Task directions — Reproduce all lines of the listing below in which the word "document" occurs.
:: Excerpted records ::
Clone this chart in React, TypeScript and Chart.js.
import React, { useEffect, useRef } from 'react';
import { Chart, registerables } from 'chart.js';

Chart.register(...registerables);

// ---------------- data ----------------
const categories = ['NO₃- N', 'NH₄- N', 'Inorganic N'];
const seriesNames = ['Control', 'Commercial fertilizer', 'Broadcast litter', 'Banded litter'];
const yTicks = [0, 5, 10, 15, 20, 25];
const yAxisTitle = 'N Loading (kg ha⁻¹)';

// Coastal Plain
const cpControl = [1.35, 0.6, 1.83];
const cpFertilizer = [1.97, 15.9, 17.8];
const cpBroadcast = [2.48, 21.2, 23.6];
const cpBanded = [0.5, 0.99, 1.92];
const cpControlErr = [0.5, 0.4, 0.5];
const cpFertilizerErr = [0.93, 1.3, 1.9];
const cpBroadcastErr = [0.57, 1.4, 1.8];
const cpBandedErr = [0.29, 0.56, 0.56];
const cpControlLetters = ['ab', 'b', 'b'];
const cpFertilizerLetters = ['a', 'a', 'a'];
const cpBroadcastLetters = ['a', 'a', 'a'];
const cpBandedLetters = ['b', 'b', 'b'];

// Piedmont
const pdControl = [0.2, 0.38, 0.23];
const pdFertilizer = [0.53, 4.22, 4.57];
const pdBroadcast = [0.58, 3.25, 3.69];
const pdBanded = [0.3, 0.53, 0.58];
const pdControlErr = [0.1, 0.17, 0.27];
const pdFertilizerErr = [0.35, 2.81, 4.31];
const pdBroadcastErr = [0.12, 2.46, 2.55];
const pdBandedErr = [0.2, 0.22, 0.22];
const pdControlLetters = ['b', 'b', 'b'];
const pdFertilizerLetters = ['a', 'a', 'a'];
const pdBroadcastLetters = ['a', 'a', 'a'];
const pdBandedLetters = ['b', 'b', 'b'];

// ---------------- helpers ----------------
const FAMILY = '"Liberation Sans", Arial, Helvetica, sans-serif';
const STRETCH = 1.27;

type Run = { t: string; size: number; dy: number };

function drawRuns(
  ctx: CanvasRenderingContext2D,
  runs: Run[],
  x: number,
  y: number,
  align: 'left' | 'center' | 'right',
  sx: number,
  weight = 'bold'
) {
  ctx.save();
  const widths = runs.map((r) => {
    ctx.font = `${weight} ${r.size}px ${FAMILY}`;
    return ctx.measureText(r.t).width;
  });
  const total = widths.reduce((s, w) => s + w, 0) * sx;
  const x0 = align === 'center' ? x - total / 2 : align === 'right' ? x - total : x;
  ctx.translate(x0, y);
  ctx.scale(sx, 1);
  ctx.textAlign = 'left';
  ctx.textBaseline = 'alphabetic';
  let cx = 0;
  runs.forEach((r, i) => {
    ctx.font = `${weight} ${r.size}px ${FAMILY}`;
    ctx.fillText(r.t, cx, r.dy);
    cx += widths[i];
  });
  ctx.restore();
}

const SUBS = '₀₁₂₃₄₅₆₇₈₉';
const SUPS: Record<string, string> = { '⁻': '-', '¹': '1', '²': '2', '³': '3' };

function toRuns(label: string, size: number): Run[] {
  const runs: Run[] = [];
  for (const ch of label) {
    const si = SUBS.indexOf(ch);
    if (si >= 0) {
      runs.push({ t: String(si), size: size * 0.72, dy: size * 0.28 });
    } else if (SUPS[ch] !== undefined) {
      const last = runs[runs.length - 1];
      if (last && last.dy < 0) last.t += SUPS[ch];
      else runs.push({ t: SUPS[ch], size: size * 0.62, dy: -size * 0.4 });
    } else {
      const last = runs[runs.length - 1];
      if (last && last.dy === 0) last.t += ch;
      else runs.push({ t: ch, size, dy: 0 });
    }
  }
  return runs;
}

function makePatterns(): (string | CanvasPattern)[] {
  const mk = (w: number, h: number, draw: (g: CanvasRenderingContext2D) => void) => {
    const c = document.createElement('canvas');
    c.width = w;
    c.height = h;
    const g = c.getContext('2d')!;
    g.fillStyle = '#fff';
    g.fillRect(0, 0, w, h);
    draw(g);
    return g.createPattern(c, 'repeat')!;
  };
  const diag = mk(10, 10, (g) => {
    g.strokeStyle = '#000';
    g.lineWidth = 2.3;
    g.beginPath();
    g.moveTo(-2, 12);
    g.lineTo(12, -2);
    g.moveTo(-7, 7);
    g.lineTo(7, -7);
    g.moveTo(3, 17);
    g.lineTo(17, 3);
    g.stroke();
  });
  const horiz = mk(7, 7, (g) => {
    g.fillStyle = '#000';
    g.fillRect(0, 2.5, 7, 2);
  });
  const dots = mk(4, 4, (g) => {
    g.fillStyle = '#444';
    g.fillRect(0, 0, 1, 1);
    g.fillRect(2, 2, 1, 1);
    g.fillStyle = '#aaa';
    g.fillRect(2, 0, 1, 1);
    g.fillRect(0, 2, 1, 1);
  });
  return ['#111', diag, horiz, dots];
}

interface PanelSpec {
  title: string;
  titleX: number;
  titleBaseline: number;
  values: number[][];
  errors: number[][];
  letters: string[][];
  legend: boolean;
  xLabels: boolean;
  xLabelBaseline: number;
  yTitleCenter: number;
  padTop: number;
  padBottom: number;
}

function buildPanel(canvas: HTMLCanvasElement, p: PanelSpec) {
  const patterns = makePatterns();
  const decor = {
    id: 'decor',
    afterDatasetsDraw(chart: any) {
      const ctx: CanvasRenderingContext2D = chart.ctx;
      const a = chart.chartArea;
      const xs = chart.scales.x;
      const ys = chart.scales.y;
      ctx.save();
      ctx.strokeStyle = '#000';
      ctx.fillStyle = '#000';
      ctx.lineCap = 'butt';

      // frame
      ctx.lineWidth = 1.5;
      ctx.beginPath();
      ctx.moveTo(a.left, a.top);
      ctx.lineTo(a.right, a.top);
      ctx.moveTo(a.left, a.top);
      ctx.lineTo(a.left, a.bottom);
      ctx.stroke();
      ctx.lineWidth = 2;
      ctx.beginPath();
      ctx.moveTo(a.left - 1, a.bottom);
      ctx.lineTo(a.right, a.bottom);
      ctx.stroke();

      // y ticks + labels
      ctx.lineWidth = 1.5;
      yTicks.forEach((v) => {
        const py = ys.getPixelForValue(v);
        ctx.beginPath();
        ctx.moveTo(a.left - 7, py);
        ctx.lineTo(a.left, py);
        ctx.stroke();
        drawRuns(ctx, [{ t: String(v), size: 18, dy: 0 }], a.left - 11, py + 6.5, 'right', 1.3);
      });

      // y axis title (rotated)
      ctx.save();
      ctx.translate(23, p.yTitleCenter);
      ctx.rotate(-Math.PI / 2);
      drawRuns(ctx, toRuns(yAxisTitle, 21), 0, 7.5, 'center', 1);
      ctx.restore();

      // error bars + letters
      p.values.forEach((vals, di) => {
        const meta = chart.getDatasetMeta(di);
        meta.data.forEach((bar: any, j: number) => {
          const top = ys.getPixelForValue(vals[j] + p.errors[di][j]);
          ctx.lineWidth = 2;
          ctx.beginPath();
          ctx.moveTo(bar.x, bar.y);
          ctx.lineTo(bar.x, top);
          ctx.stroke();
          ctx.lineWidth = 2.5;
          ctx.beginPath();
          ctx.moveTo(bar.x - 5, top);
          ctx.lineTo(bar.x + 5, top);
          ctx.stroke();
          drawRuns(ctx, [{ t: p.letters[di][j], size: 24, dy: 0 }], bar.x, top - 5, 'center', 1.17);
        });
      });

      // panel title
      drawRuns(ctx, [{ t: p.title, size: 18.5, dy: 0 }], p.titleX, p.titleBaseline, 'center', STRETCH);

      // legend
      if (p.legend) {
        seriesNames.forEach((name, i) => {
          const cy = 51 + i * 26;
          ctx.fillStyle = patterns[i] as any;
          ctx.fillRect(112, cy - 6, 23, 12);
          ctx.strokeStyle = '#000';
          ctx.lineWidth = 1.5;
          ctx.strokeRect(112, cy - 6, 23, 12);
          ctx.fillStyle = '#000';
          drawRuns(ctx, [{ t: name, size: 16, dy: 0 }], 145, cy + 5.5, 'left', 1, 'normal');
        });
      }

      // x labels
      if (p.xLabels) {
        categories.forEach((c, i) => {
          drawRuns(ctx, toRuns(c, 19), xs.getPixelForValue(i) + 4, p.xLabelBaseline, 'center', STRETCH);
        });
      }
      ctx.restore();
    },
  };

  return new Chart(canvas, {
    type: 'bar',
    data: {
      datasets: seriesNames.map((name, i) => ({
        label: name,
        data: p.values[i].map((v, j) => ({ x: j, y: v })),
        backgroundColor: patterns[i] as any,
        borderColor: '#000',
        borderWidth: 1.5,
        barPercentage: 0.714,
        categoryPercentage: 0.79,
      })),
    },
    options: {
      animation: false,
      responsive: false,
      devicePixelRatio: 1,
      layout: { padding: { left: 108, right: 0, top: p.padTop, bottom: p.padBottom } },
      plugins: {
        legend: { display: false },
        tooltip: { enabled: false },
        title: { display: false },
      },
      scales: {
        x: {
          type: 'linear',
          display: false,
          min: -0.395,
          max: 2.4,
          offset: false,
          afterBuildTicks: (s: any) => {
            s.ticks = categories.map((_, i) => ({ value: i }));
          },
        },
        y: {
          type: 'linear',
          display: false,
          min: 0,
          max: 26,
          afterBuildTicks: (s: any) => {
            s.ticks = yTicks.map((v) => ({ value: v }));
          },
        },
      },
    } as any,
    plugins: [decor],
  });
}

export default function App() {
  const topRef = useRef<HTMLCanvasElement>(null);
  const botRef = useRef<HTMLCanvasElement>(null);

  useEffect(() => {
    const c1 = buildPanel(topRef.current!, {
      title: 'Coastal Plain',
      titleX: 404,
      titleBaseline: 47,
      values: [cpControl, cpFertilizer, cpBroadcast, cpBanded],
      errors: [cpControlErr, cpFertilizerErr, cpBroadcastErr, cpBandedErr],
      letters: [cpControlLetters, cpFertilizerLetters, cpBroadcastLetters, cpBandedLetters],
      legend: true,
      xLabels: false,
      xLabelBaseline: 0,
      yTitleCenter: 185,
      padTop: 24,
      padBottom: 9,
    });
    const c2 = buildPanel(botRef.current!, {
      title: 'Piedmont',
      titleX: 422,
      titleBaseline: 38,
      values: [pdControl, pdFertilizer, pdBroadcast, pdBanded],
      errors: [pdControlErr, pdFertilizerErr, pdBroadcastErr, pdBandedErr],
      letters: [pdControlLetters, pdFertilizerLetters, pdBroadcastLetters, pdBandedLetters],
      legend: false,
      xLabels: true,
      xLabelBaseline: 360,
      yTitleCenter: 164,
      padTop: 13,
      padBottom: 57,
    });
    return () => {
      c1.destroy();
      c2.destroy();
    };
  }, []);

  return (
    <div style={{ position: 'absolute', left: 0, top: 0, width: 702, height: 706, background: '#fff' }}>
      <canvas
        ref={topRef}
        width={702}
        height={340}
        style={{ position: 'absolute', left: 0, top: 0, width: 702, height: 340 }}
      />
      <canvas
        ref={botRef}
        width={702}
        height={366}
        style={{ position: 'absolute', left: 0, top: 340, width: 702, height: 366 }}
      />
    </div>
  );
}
:::
:: Excerpted records ::
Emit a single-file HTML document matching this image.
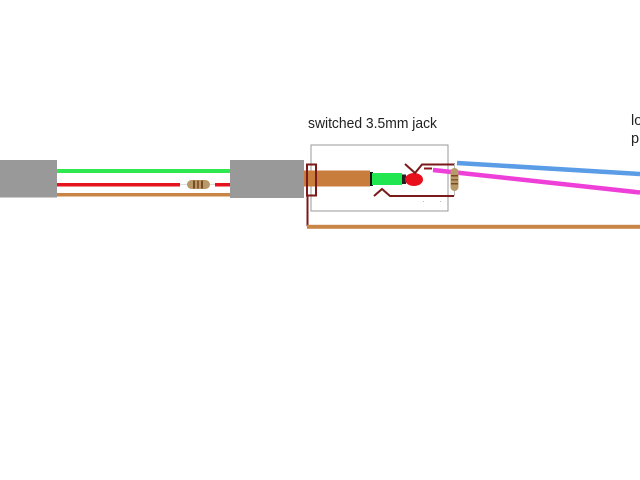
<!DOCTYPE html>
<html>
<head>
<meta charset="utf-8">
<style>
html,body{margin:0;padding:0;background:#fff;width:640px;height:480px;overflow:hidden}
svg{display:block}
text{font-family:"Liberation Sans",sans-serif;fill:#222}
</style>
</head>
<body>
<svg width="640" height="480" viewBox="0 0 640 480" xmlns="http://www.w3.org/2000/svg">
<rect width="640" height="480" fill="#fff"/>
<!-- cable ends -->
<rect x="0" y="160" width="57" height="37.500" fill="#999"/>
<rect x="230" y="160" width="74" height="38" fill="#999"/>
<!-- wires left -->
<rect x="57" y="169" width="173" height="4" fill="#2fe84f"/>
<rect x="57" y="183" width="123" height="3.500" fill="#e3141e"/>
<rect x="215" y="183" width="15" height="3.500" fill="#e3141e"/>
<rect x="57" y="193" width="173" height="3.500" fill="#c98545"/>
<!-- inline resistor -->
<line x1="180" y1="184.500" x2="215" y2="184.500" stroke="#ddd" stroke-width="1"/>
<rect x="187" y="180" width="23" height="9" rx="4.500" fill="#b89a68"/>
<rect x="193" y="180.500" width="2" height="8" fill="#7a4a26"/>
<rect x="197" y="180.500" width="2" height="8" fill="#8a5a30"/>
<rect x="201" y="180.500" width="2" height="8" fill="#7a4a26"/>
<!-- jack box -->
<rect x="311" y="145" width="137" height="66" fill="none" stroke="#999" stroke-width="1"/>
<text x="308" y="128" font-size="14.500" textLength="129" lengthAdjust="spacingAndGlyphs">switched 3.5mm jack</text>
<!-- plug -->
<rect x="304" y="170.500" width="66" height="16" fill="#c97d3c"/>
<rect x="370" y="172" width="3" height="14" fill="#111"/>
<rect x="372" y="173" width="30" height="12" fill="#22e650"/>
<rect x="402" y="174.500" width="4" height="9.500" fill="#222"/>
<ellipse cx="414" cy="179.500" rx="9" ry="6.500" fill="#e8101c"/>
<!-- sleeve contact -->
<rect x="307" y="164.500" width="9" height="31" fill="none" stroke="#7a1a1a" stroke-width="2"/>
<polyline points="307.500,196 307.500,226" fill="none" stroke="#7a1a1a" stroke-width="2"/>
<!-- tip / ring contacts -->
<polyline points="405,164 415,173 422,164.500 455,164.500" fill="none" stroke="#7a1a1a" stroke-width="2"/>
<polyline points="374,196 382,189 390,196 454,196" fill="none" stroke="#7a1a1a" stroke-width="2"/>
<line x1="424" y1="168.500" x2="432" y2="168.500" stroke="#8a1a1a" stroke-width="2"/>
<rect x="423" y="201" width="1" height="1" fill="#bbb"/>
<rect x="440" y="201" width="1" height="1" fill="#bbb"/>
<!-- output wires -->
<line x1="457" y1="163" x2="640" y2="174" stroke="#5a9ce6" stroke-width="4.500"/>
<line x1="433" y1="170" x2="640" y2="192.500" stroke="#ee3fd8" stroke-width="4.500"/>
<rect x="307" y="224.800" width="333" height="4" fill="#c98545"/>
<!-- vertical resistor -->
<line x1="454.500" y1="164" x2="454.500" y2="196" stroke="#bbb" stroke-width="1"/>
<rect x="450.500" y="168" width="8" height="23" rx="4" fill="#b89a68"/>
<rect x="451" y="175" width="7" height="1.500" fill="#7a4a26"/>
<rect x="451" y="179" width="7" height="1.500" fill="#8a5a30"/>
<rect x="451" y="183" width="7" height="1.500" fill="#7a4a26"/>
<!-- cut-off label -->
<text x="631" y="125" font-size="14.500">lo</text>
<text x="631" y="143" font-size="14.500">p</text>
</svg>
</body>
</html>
:::
Written response —
    const c = document.createElement('canvas');
Emit a single-file HTML document matching this image.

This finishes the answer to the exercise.